Dans tout son spectacle appelé « Le Réel », Israel Galvàn flirte avec l’impossible, l’indicible… l’infacile. Quand il apparaît sur scène parisienne du Théâtre de la Ville, dans le noir, c’est pieds nus, lui dont on attend les tremblements imperceptibles scandés par le fer de ses bottes… Eh bien non… Il ne nous fera pas ce plaisir-là… Pas tout de suite du moins.
Article rédigé par franceinfo - Isabelle Baechler
France Télévisions
Publié Mis à jour
Temps de lecture : 3min
Israel Galvan, "Lo Real / Le Réel / The Real", au Théâtre de la Ville
 (Javier del Real/Teatro Real)

D’abord il nous montrera la douleur, celle de son peuple au moment de la Seconde Guerre Mondiale… Quand les Nazis ont raflé les Roms et autres nomades d’Europe Centrale comme les Juifs pour une solution finale qui a fait moins de bruit, mais a été tout aussi redoutable.

Ce sont les chants et la musique de ses partenaires qui disent l’incrédulité gitane et l’acharnement allemand… Et c’est le corps mince et noueux, aux muscles si dessinés de Galvàn qui suggère la torture infligée… Un corps tordu, blessé, déformé, presque mutilé à force d’être persécuté.

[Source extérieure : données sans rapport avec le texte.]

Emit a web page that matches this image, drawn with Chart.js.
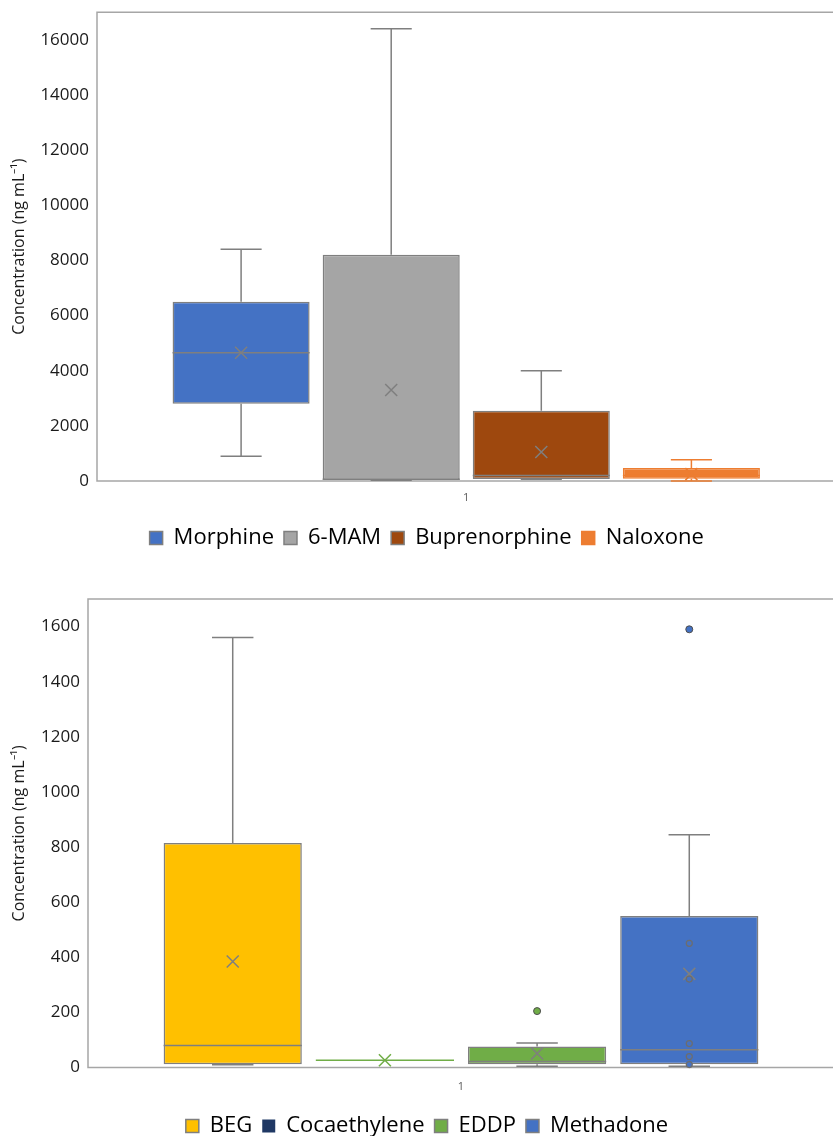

La guitare, le violon et le saxo qui se partagent la musique sont parfois sur la pente dissonante : le doute n’est pas permis ! Il est question de rails, de trains, de 2ème ou 3ème classe, de wagons à bestiaux et, sur une tôle perforée qui lui tient lieu de parquet (le tablao), Galvàn DEVIENT ce train avec l’immense talent de percussion qui mobilise ses talons (le taconeo), ses mains et tout son corps, comme une caisse de résonance funeste aux incroyables nuances.
 
« La Mort est un maître venu d’Allemagne »
Israel Galvàn tire décidément le flamenco vers la danse contemporaine la plus radicale… à des années-lumière du folklore qui l’ensevelit trop souvent !... Point de volants et d’accroche-cœurs suggestifs… Ce flamenco-là peut se danser en survêtement sous robe de nylon cheap, sabots de bois et fichu, comme l’une des deux danseuses qui partagent la scène avec lui le prouve magistralement !
La technique époustouflante des 3 danseurs est au service du message : elle fait « griller » une gitane sur la clôture électrifiée du camp d’extermination, tremblement létal.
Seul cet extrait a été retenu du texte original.